[Aim of the exercise]
Exactly as written, write out the lines below from the first to the one containing "var yTicksD = [0, 25, 50, 75, 100];", inclusive. Pictures do not belong in the copy.

--*--

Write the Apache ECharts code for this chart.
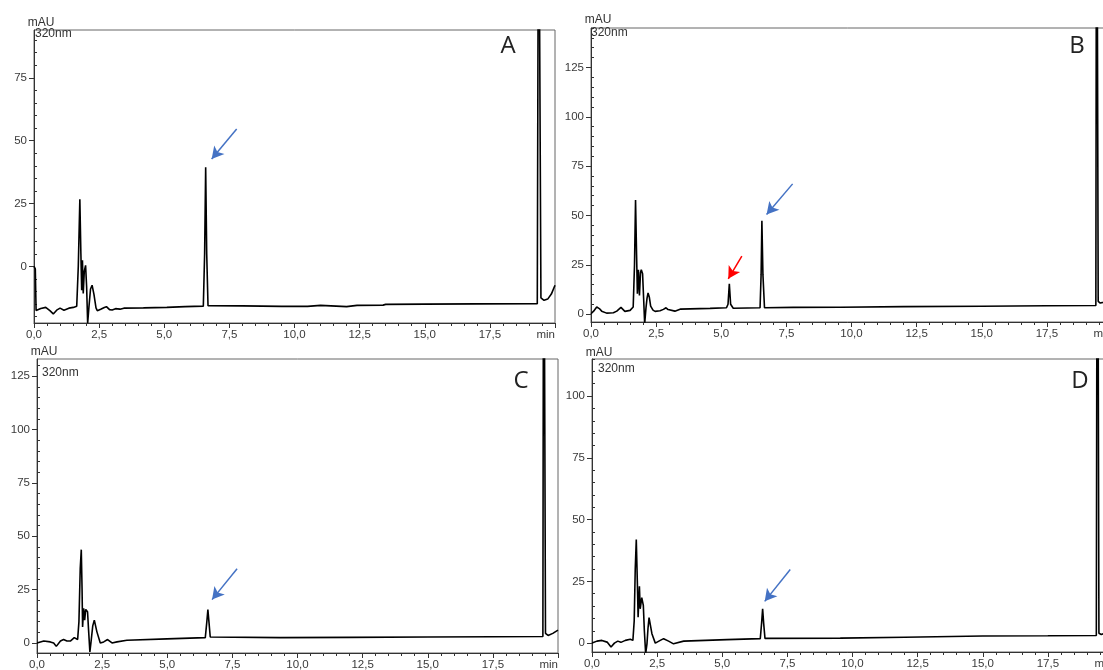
<!DOCTYPE html>
<html>
<head>
<meta charset="utf-8">
<title>320nm chromatograms</title>
<script src="https://cdn.jsdelivr.net/npm/echarts@6/dist/echarts.min.js"></script>
<style>
  html, body { margin: 0; padding: 0; background: #fff; overflow: hidden; }
  #main { width: 1103px; height: 670px; }
</style>
</head>
<body>
<div id="main"></div>
<script>
// x axis (retention time, min)
var xTicks = [0, 2.5, 5, 7.5, 10, 12.5, 15, 17.5, 20];
var xLabels = ['0,0', '2,5', '5,0', '7,5', '10,0', '12,5', '15,0', '17,5', 'min'];

// y axis labels (mAU) per panel
var yTicksA = [0, 25, 50, 75];
var yTicksB = [0, 25, 50, 75, 100, 125];
var yTicksC = [0, 25, 50, 75, 100, 125];
var yTicksD = [0, 25, 50, 75, 100];

// traces: [time, mAU]
var traceA = [[0,0],[0.05,-1],[0.08,-17.5],[0.26,-16.7],[0.45,-16.3],[0.61,-17.6],[0.74,-18.9],[0.87,-17.4],[1.0,-16.6],
  [1.15,-17.4],[1.34,-16.6],[1.51,-16.3],[1.64,-15.8],[1.7,0],[1.76,26.7],[1.8,5],[1.83,-9.5],[1.86,2.4],[1.89,-10.8],
  [1.93,-2],[1.98,0.4],[2.02,-8],[2.06,-22.6],[2.11,-16],[2.17,-9],[2.23,-7.5],[2.3,-11],[2.38,-16.5],[2.43,-17.6],
  [2.56,-17],[2.7,-16.3],[2.78,-16],[2.9,-17.2],[3.0,-17.3],[3.13,-16.8],[3.3,-17.0],[3.45,-16.6],[4.2,-16.5],[5.1,-16.3],
  [5.8,-16.0],[6.5,-15.8],[6.55,5],[6.59,39.4],[6.63,5],[6.68,-15.6],[8,-15.7],[9.5,-15.9],[10.5,-15.9],[11,-15.5],
  [11.6,-15.8],[12,-16.0],[12.4,-15.5],[13.4,-15.4],[13.5,-15.1],[15,-15.0],[17,-14.9],[19.32,-14.8],[19.37,180],
  [19.41,180],[19.46,-12.5],[19.58,-13.5],[19.72,-13.0],[19.86,-11.0],[20,-7.5]];

var traceB = [[0,0.2],[0.1,1.5],[0.22,3.6],[0.32,2.8],[0.41,1.5],[0.6,0.5],[0.86,0.7],[0.99,1.5],[1.15,3.4],[1.3,1.4],
  [1.5,1.9],[1.62,3.6],[1.67,25],[1.71,57.8],[1.75,30],[1.78,10.3],[1.82,22.5],[1.86,9.5],[1.9,21],[1.93,22.5],
  [1.98,20.5],[2.02,8],[2.06,-4.9],[2.11,3],[2.15,8],[2.19,10.7],[2.24,8.5],[2.29,4],[2.38,2],[2.46,1.4],[2.65,1.7],
  [2.78,2.4],[2.88,3.2],[2.96,2.3],[3.03,1.5],[3.22,1.5],[3.42,2.5],[4.57,2.9],[5.2,3.2],[5.26,5],[5.31,15.4],[5.36,5],
  [5.46,3.0],[6.0,3.1],[6.49,3.2],[6.53,20],[6.56,47.3],[6.6,20],[6.66,3.2],[7.77,3.4],[9.56,3.5],[12,3.8],[15,4.0],
  [17.5,4.2],[19.38,4.4],[19.41,300],[19.44,300],[19.47,6.5],[19.55,5.6],[20,7]];

var traceC = [[0,0],[0.26,0.9],[0.51,0.5],[0.64,0],[0.74,-1.6],[0.9,0.9],[1.02,1.6],[1.15,0.9],[1.28,0.9],[1.43,2.5],
  [1.56,1.6],[1.61,10],[1.66,35],[1.7,43.7],[1.73,25],[1.75,7.5],[1.79,16.2],[1.83,10.7],[1.87,15.7],[1.94,14.6],
  [1.98,6],[2.03,-4.2],[2.07,0],[2.14,8],[2.2,10.7],[2.3,5.2],[2.43,0],[2.56,0.5],[2.71,1.6],[2.88,0],[3.07,0.5],
  [3.45,1.3],[4.99,1.9],[6.46,2.5],[6.52,10],[6.56,15.7],[6.6,10],[6.65,2.8],[9.34,2.5],[12,2.6],[15,2.8],[17.5,2.9],
  [19.42,3.0],[19.45,260],[19.49,260],[19.52,4.5],[19.62,3.5],[19.8,4.5],[20,6]];

var traceD = [[0,0],[0.19,0.8],[0.38,1.1],[0.58,0.4],[0.73,-1.6],[0.86,0],[0.99,0.8],[1.11,0.3],[1.28,1.1],[1.47,1.6],
  [1.57,1.1],[1.62,9],[1.66,30],[1.7,41.9],[1.74,25],[1.77,10.5],[1.82,23],[1.85,13.9],[1.91,18.4],[1.97,15.3],
  [2.01,5],[2.06,-4.3],[2.11,-0.3],[2.15,6],[2.19,10.3],[2.3,3.8],[2.43,0],[2.62,1.1],[2.75,1.8],[2.94,0.8],[3.13,-0.3],
  [3.52,0.8],[5.18,1.4],[6.46,1.8],[6.51,8],[6.55,13.9],[6.59,8],[6.64,1.9],[9.53,2.0],[12,2.4],[15,2.9],[17.5,3.0],
  [19.36,3.1],[19.4,260],[19.43,260],[19.46,4],[19.55,3.5],[19.7,4],[20,6]];

// annotation arrows: [fromT, fromY, toT, toY, colour]
var arrowsA = [[7.78, 54.6, 6.82, 42.7, '#4472c4']];
var arrowsB = [[7.74, 66.0, 6.74, 50.5, '#4472c4'], [5.79, 29.4, 5.27, 17.9, '#ff0000']];
var arrowsC = [[7.68, 34.8, 6.72, 20.3, '#4472c4']];
var arrowsD = [[7.61, 29.8, 6.63, 16.9, '#4472c4']];

var panels = [
  { trace: traceA, yMin: -22.5, yMax: 94, yTicks: yTicksA, arrows: arrowsA, letter: 'A',
    grid: { left: 34, top: 30, width: 521, height: 293 }, mau: [41, 23], nm: [35, 34], letterPos: [508, 46] },
  { trace: traceB, yMin: -4, yMax: 145, yTicks: yTicksB, arrows: arrowsB, letter: 'B',
    grid: { left: 591, top: 28, width: 521, height: 294 }, mau: [598, 20], nm: [591, 33], letterPos: [1077, 46] },
  { trace: traceC, yMin: -4.7, yMax: 133, yTicks: yTicksC, arrows: arrowsC, letter: 'C',
    grid: { left: 37, top: 359, width: 521, height: 294 }, mau: [44, 352], nm: [42, 373], letterPos: [521, 381] },
  { trace: traceD, yMin: -3.6, yMax: 115, yTicks: yTicksD, arrows: arrowsD, letter: 'D',
    grid: { left: 592, top: 359, width: 521, height: 293 }, mau: [599, 353], nm: [598, 369], letterPos: [1080, 381] }
];

var font = "'Liberation Sans', Arial, sans-serif";

function minorTicks(min, max) {
  var out = [];
  for (var v = Math.ceil(min / 5) * 5; v <= max; v += 5) {
    if (v % 25 !== 0) out.push(v);
  }
  return out;
}

var grids = [], xAxes = [], yAxes = [], series = [], graphics = [];

panels.forEach(function (p, i) {
  grids.push(Object.assign({
    show: true, borderColor: '#666', borderWidth: 1,
    containLabel: false, outerBoundsMode: 'none'
  }, p.grid));

  xAxes.push({
    gridIndex: i, type: 'value', min: 0, max: 20, interval: 2.5,
    axisLine: { show: true, onZero: false, lineStyle: { color: '#333', width: 1 } },
    axisTick: { show: true, length: 5, lineStyle: { color: '#333' } },
    minorTick: { show: true, splitNumber: 5, length: 3, lineStyle: { color: '#333' } },
    splitLine: { show: false },
    axisLabel: {
      fontSize: 11.5, color: '#3a3a3a', fontFamily: font, margin: 6, alignMaxLabel: 'right',
      formatter: function (v) { return xLabels[xTicks.indexOf(v)]; }
    }
  });

  // major ticks + labels
  yAxes.push({
    gridIndex: i, type: 'value', min: p.yMin, max: p.yMax,
    axisLine: { show: true, onZero: false, lineStyle: { color: '#333', width: 1 } },
    axisTick: { show: true, length: 5, customValues: p.yTicks, lineStyle: { color: '#333' } },
    axisLabel: { customValues: p.yTicks, fontSize: 11.5, color: '#3a3a3a', fontFamily: font, margin: 7 },
    splitLine: { show: false }
  });
  // minor ticks only
  yAxes.push({
    gridIndex: i, type: 'value', min: p.yMin, max: p.yMax,
    axisLine: { show: false },
    axisTick: { show: true, length: 3, customValues: minorTicks(p.yMin, p.yMax), lineStyle: { color: '#333' } },
    axisLabel: { show: false },
    splitLine: { show: false }
  });

  series.push({
    type: 'line', xAxisIndex: i, yAxisIndex: i * 2,
    data: p.trace, showSymbol: false, symbol: 'none', clip: true,
    lineStyle: { color: '#000', width: 1.6 },
    markLine: {
      silent: true, symbol: ['none', 'arrow'], symbolSize: [10, 12],
      label: { show: false },
      lineStyle: { type: 'solid', width: 1.5 },
      data: p.arrows.map(function (a) {
        return [
          { coord: [a[0], a[1]], lineStyle: { color: a[4], type: 'solid', width: 1.5 }, itemStyle: { color: a[4] } },
          { coord: [a[2], a[3]] }
        ];
      })
    }
  });

  graphics.push({ type: 'text', x: p.mau[0], y: p.mau[1],
    style: { text: 'mAU', font: '12px ' + font, fill: '#333', align: 'center', verticalAlign: 'middle' } });
  graphics.push({ type: 'text', x: p.nm[0], y: p.nm[1],
    style: { text: '320nm', font: '12px ' + font, fill: '#333', align: 'left', verticalAlign: 'middle' } });
  graphics.push({ type: 'text', x: p.letterPos[0], y: p.letterPos[1],
    style: { text: p.letter, font: '24px "Open Sans", sans-serif', fill: '#222', align: 'center', verticalAlign: 'middle' } });
});

var chart = echarts.init(document.getElementById('main'));
chart.setOption({
  animation: false,
  backgroundColor: '#fff',
  grid: grids,
  xAxis: xAxes,
  yAxis: yAxes,
  series: series,
  graphic: graphics
});
</script>
</body>
</html>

--*--

[Written reply]
Write the Apache ECharts code for this chart.
<!DOCTYPE html>
<html>
<head>
<meta charset="utf-8">
<title>320nm chromatograms</title>
<script src="https://cdn.jsdelivr.net/npm/echarts@6/dist/echarts.min.js"></script>
<style>
  html, body { margin: 0; padding: 0; background: #fff; overflow: hidden; }
  #main { width: 1103px; height: 670px; }
</style>
</head>
<body>
<div id="main"></div>
<script>
// x axis (retention time, min)
var xTicks = [0, 2.5, 5, 7.5, 10, 12.5, 15, 17.5, 20];
var xLabels = ['0,0', '2,5', '5,0', '7,5', '10,0', '12,5', '15,0', '17,5', 'min'];

// y axis labels (mAU) per panel
var yTicksA = [0, 25, 50, 75];
var yTicksB = [0, 25, 50, 75, 100, 125];
var yTicksC = [0, 25, 50, 75, 100, 125];
var yTicksD = [0, 25, 50, 75, 100];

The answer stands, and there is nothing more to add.